__Work to do__.
Repeat, exactly and in full, the lines of the listing below, but without any pictures.

__Data shown__.
* start *

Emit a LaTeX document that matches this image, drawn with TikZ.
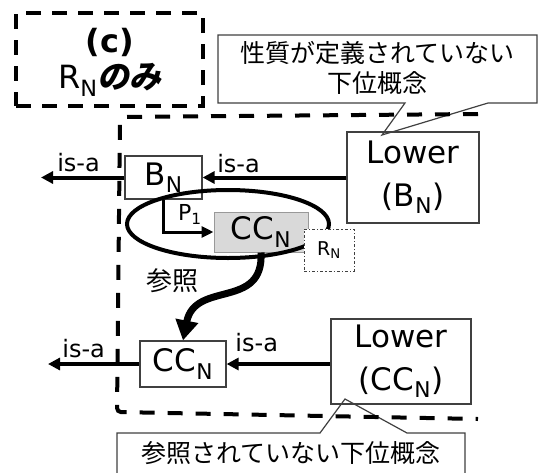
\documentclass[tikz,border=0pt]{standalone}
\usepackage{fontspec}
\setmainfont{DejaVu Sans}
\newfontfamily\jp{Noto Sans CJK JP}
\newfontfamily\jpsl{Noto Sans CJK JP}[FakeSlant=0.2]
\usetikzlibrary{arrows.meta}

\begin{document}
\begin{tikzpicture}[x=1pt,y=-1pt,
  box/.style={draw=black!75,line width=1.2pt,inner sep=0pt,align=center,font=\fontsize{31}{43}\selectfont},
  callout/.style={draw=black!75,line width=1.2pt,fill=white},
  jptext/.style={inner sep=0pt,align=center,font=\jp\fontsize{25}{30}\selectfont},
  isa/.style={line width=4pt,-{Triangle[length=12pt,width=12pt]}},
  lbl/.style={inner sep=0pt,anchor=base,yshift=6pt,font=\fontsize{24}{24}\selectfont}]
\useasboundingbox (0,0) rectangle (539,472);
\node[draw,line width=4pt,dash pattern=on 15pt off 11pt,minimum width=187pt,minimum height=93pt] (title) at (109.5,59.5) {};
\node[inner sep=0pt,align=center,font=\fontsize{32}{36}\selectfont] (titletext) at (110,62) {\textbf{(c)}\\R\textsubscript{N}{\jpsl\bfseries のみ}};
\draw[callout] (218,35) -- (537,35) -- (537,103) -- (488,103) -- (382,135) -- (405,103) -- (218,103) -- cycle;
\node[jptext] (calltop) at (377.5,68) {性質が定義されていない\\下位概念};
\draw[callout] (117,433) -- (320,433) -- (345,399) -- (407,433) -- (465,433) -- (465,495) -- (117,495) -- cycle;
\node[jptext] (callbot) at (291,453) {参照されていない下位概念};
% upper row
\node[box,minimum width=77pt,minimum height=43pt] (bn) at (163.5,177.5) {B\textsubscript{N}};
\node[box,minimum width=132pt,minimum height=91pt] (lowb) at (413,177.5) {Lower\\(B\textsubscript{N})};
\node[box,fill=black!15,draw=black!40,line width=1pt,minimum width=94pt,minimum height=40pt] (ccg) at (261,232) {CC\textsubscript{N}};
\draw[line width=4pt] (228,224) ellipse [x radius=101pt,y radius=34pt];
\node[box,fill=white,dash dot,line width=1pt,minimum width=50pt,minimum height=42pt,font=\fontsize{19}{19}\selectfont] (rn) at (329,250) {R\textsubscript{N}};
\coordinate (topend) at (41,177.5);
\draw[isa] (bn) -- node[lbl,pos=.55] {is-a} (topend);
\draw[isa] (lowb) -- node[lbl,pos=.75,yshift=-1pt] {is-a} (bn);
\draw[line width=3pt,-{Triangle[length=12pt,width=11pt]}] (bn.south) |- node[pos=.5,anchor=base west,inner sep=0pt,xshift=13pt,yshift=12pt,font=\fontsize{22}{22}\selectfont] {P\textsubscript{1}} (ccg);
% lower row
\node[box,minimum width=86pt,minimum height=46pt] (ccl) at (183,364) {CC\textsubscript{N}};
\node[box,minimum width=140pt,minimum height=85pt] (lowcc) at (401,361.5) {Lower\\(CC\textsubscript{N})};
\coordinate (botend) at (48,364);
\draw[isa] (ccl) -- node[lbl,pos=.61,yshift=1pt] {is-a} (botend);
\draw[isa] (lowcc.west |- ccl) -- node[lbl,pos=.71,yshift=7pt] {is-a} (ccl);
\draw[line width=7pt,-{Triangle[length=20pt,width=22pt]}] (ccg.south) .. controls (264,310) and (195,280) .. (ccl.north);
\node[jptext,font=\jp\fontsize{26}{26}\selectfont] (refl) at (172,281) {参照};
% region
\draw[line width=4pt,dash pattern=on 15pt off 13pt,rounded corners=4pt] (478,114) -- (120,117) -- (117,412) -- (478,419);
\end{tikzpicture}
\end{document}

* end *

__Correct response__.
Emit a LaTeX document that matches this image, drawn with TikZ.
\documentclass[tikz,border=0pt]{standalone}
\usepackage{fontspec}
\setmainfont{DejaVu Sans}
\newfontfamily\jp{Noto Sans CJK JP}
\newfontfamily\jpsl{Noto Sans CJK JP}[FakeSlant=0.2]
\usetikzlibrary{arrows.meta}

\begin{document}
\begin{tikzpicture}[x=1pt,y=-1pt,
  box/.style={draw=black!75,line width=1.2pt,inner sep=0pt,align=center,font=\fontsize{31}{43}\selectfont},
  callout/.style={draw=black!75,line width=1.2pt,fill=white},
  jptext/.style={inner sep=0pt,align=center,font=\jp\fontsize{25}{30}\selectfont},
  isa/.style={line width=4pt,-{Triangle[length=12pt,width=12pt]}},
  lbl/.style={inner sep=0pt,anchor=base,yshift=6pt,font=\fontsize{24}{24}\selectfont}]
\useasboundingbox (0,0) rectangle (539,472);
\node[draw,line width=4pt,dash pattern=on 15pt off 11pt,minimum width=187pt,minimum height=93pt] (title) at (109.5,59.5) {};
\node[inner sep=0pt,align=center,font=\fontsize{32}{36}\selectfont] (titletext) at (110,62) {\textbf{(c)}\\R\textsubscript{N}{\jpsl\bfseries のみ}};
\draw[callout] (218,35) -- (537,35) -- (537,103) -- (488,103) -- (382,135) -- (405,103) -- (218,103) -- cycle;
\node[jptext] (calltop) at (377.5,68) {性質が定義されていない\\下位概念};
\draw[callout] (117,433) -- (320,433) -- (345,399) -- (407,433) -- (465,433) -- (465,495) -- (117,495) -- cycle;
\node[jptext] (callbot) at (291,453) {参照されていない下位概念};
% upper row
\node[box,minimum width=77pt,minimum height=43pt] (bn) at (163.5,177.5) {B\textsubscript{N}};
\node[box,minimum width=132pt,minimum height=91pt] (lowb) at (413,177.5) {Lower\\(B\textsubscript{N})};
\node[box,fill=black!15,draw=black!40,line width=1pt,minimum width=94pt,minimum height=40pt] (ccg) at (261,232) {CC\textsubscript{N}};
\draw[line width=4pt] (228,224) ellipse [x radius=101pt,y radius=34pt];
\node[box,fill=white,dash dot,line width=1pt,minimum width=50pt,minimum height=42pt,font=\fontsize{19}{19}\selectfont] (rn) at (329,250) {R\textsubscript{N}};
\coordinate (topend) at (41,177.5);
\draw[isa] (bn) -- node[lbl,pos=.55] {is-a} (topend);
\draw[isa] (lowb) -- node[lbl,pos=.75,yshift=-1pt] {is-a} (bn);
\draw[line width=3pt,-{Triangle[length=12pt,width=11pt]}] (bn.south) |- node[pos=.5,anchor=base west,inner sep=0pt,xshift=13pt,yshift=12pt,font=\fontsize{22}{22}\selectfont] {P\textsubscript{1}} (ccg);
% lower row
\node[box,minimum width=86pt,minimum height=46pt] (ccl) at (183,364) {CC\textsubscript{N}};
\node[box,minimum width=140pt,minimum height=85pt] (lowcc) at (401,361.5) {Lower\\(CC\textsubscript{N})};
\coordinate (botend) at (48,364);
\draw[isa] (ccl) -- node[lbl,pos=.61,yshift=1pt] {is-a} (botend);
\draw[isa] (lowcc.west |- ccl) -- node[lbl,pos=.71,yshift=7pt] {is-a} (ccl);
\draw[line width=7pt,-{Triangle[length=20pt,width=22pt]}] (ccg.south) .. controls (264,310) and (195,280) .. (ccl.north);
\node[jptext,font=\jp\fontsize{26}{26}\selectfont] (refl) at (172,281) {参照};
% region
\draw[line width=4pt,dash pattern=on 15pt off 13pt,rounded corners=4pt] (478,114) -- (120,117) -- (117,412) -- (478,419);
\end{tikzpicture}
\end{document}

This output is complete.